[START INFORMATION SUPPLIED]
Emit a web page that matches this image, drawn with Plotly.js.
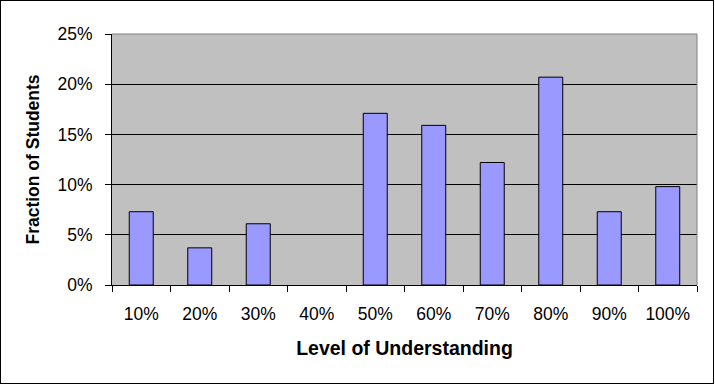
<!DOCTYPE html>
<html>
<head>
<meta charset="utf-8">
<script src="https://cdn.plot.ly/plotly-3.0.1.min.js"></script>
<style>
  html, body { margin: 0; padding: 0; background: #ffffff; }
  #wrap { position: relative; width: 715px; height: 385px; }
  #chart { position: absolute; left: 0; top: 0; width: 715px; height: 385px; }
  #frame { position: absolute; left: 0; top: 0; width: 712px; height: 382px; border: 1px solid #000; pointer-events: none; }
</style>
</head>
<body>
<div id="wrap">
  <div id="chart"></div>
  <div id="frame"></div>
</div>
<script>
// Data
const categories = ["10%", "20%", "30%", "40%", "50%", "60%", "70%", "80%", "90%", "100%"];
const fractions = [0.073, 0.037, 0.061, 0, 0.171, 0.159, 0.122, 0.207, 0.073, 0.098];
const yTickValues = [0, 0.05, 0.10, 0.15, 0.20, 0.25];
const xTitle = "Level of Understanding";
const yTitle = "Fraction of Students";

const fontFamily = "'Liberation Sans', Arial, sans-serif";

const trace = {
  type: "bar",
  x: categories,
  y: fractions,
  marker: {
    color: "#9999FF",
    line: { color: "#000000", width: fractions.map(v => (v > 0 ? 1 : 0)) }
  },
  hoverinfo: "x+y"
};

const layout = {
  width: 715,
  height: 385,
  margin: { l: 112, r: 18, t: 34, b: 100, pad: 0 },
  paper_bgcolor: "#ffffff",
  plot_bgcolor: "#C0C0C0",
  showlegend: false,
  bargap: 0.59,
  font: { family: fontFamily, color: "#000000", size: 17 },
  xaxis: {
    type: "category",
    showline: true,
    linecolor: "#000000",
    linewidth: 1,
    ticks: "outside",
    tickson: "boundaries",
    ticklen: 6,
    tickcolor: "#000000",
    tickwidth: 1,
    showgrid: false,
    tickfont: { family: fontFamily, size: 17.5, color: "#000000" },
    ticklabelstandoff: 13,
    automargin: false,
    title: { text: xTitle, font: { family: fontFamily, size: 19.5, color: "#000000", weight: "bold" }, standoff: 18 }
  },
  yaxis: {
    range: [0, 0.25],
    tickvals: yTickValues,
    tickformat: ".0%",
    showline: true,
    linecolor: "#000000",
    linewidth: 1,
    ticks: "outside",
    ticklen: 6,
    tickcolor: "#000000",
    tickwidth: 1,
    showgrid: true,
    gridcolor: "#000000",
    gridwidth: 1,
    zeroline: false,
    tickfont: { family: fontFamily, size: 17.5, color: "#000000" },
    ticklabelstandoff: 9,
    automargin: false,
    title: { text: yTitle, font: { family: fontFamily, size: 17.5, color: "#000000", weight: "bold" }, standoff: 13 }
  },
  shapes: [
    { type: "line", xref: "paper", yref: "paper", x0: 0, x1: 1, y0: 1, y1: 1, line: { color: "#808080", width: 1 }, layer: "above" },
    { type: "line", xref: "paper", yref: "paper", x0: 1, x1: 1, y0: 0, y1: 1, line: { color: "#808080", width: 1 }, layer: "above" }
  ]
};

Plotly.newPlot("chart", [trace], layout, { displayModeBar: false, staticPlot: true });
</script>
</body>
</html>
[END INFORMATION SUPPLIED]
◆ TASK ◆
Restate the data above word for word. Skip every picture.

◆ EXERCISE RESULT ◆
Emit a web page that matches this image, drawn with Plotly.js.
<!DOCTYPE html>
<html>
<head>
<meta charset="utf-8">
<script src="https://cdn.plot.ly/plotly-3.0.1.min.js"></script>
<style>
  html, body { margin: 0; padding: 0; background: #ffffff; }
  #wrap { position: relative; width: 715px; height: 385px; }
  #chart { position: absolute; left: 0; top: 0; width: 715px; height: 385px; }
  #frame { position: absolute; left: 0; top: 0; width: 712px; height: 382px; border: 1px solid #000; pointer-events: none; }
</style>
</head>
<body>
<div id="wrap">
  <div id="chart"></div>
  <div id="frame"></div>
</div>
<script>
// Data
const categories = ["10%", "20%", "30%", "40%", "50%", "60%", "70%", "80%", "90%", "100%"];
const fractions = [0.073, 0.037, 0.061, 0, 0.171, 0.159, 0.122, 0.207, 0.073, 0.098];
const yTickValues = [0, 0.05, 0.10, 0.15, 0.20, 0.25];
const xTitle = "Level of Understanding";
const yTitle = "Fraction of Students";

const fontFamily = "'Liberation Sans', Arial, sans-serif";

const trace = {
  type: "bar",
  x: categories,
  y: fractions,
  marker: {
    color: "#9999FF",
    line: { color: "#000000", width: fractions.map(v => (v > 0 ? 1 : 0)) }
  },
  hoverinfo: "x+y"
};

const layout = {
  width: 715,
  height: 385,
  margin: { l: 112, r: 18, t: 34, b: 100, pad: 0 },
  paper_bgcolor: "#ffffff",
  plot_bgcolor: "#C0C0C0",
  showlegend: false,
  bargap: 0.59,
  font: { family: fontFamily, color: "#000000", size: 17 },
  xaxis: {
    type: "category",
    showline: true,
    linecolor: "#000000",
    linewidth: 1,
    ticks: "outside",
    tickson: "boundaries",
    ticklen: 6,
    tickcolor: "#000000",
    tickwidth: 1,
    showgrid: false,
    tickfont: { family: fontFamily, size: 17.5, color: "#000000" },
    ticklabelstandoff: 13,
    automargin: false,
    title: { text: xTitle, font: { family: fontFamily, size: 19.5, color: "#000000", weight: "bold" }, standoff: 18 }
  },
  yaxis: {
    range: [0, 0.25],
    tickvals: yTickValues,
    tickformat: ".0%",
    showline: true,
    linecolor: "#000000",
    linewidth: 1,
    ticks: "outside",
    ticklen: 6,
    tickcolor: "#000000",
    tickwidth: 1,
    showgrid: true,
    gridcolor: "#000000",
    gridwidth: 1,
    zeroline: false,
    tickfont: { family: fontFamily, size: 17.5, color: "#000000" },
    ticklabelstandoff: 9,
    automargin: false,
    title: { text: yTitle, font: { family: fontFamily, size: 17.5, color: "#000000", weight: "bold" }, standoff: 13 }
  },
  shapes: [
    { type: "line", xref: "paper", yref: "paper", x0: 0, x1: 1, y0: 1, y1: 1, line: { color: "#808080", width: 1 }, layer: "above" },
    { type: "line", xref: "paper", yref: "paper", x0: 1, x1: 1, y0: 0, y1: 1, line: { color: "#808080", width: 1 }, layer: "above" }
  ]
};

Plotly.newPlot("chart", [trace], layout, { displayModeBar: false, staticPlot: true });
</script>
</body>
</html>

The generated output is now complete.